Читать «Что я видел. Эссе и памфлеты» онлайн - страница 31

Виктор Гюго

После Июльской революции надругательство продолжается, еще более печальное и более губительное, и с другими отговорками. За предлогом благочестия последовал предлог национальный, либеральный, патриотический, философский, вольтерьянский. Больше не реставрируют, не портят, не уродуют памятник, его разрушают. И для этого имеются достаточные основания. Церковь – это фанатизм, донжон – феодализм. Памятник разоблачают, истребляют груду камней, совершают массовые убийства руин. Наши бедные церкви едва могут спастись, приняв кокарду. Во Франции нет больше собора, пусть самого грандиозного, почитаемого, великолепного, беспристрастного, исторического, спокойного и величественного, на котором не было бы трехцветного флага. Иногда спасают восхитительную церковь, написав на ней: «Мэрия». Нет ничего менее популярного среди нас, чем здания, сделанные народом и для народа. Мы упрекаем их во всех этих преступлениях прошедших времен, свидетелями которых они были. Мы хотели бы вычеркнуть все из нашей истории. Мы опустошаем, мы уничтожаем, мы разрушаем, мы сносим во имя национального духа. Стремясь быть хорошими французами, мы становимся великолепными иностранцами.

Среди них встречаются некоторые люди, у которых вызывает отвращение то, что есть банального в ложном пафосе июля, и которые аплодируют разрушителям по другим причинам, причинам ученым и важным, причинам экономистов и банкиров.

– Для чего нужны эти памятники? – говорят они. – Их содержание требует расходов. Снесите их и продайте материалы. И на том спасибо. – В чисто экономическом отношении это плохое умозаключение. Мы уже установили выше, что эти памятники являются капиталами. Многие из них, слава которых привлекает во Францию богатых иностранцев, приносят стране намного больше выгоды, чем их стоимость. Разрушить их – значит лишить страну прибыли.

Но оставим эту бесплодную точку зрения и будем рассуждать с самого начала. С каких пор в цивилизованном обществе решаются задавать искусству вопросы о его пользе? Горе вам, если вы не знаете, для чего служит искусство! Нам нечего больше вам сказать. Идите! Разрушайте! Используйте! Превратите в щебенку собор Парижской Богоматери. Заработайте десять сантимов на колонне18.

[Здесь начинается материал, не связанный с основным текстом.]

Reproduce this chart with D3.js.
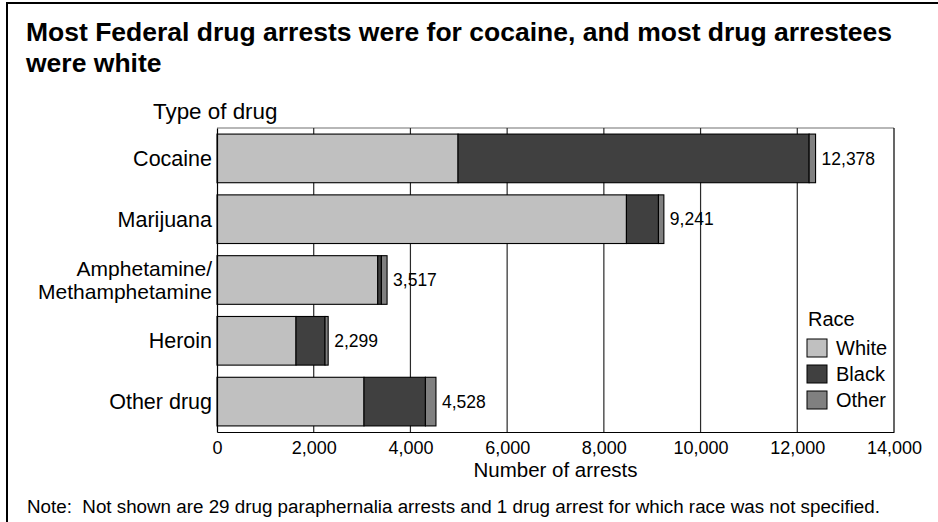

Другие принимают и допускают искусство; но если их послушать, средневековые памятники – это сооружения дурного вкуса, варварские произведения, монстры архитектуры, которые нужно уничтожить, не оставив от них и следа. Этим также нечего ответить. С ними покончено. Земля повернулась, мир с тех пор ушел вперед; ими владеют предрассудки прошлого века; они больше не принадлежат к поколению, которое видит солнце. Раз уж это необходимо, мы вновь и вновь повторяем, что в обществе совершилась славная политическая революция, а в искусстве – славная интеллектуальная революция. Вот уже двадцать пять лет, как Шарль Нодье и мадам де Сталь объявили о ней во Франции; и, если можно упомянуть безвестное имя после этих знаменитых имен, мы добавим, что вот уже четырнадцать лет, как мы боремся за нее. Теперь она свершилась. Смехотворная дуэль классиков и романтиков уладилась сама собой, поскольку все в конце концов пришли к единому мнению. Нет больше вопроса. Все, что имеет будущее, – для будущего. Найдется едва ли несколько старых добрых детей в приемных колледжах, в сумерках академий, которые в своем углу делают игрушки из старомодных поэтик и методик; кто поэт, кто архитектор; один развлекается с тремя единствами, другой с пятью ордерами; одни портят гипс в соответствии с Виньола, другие портят стихи в соответствии с Буало.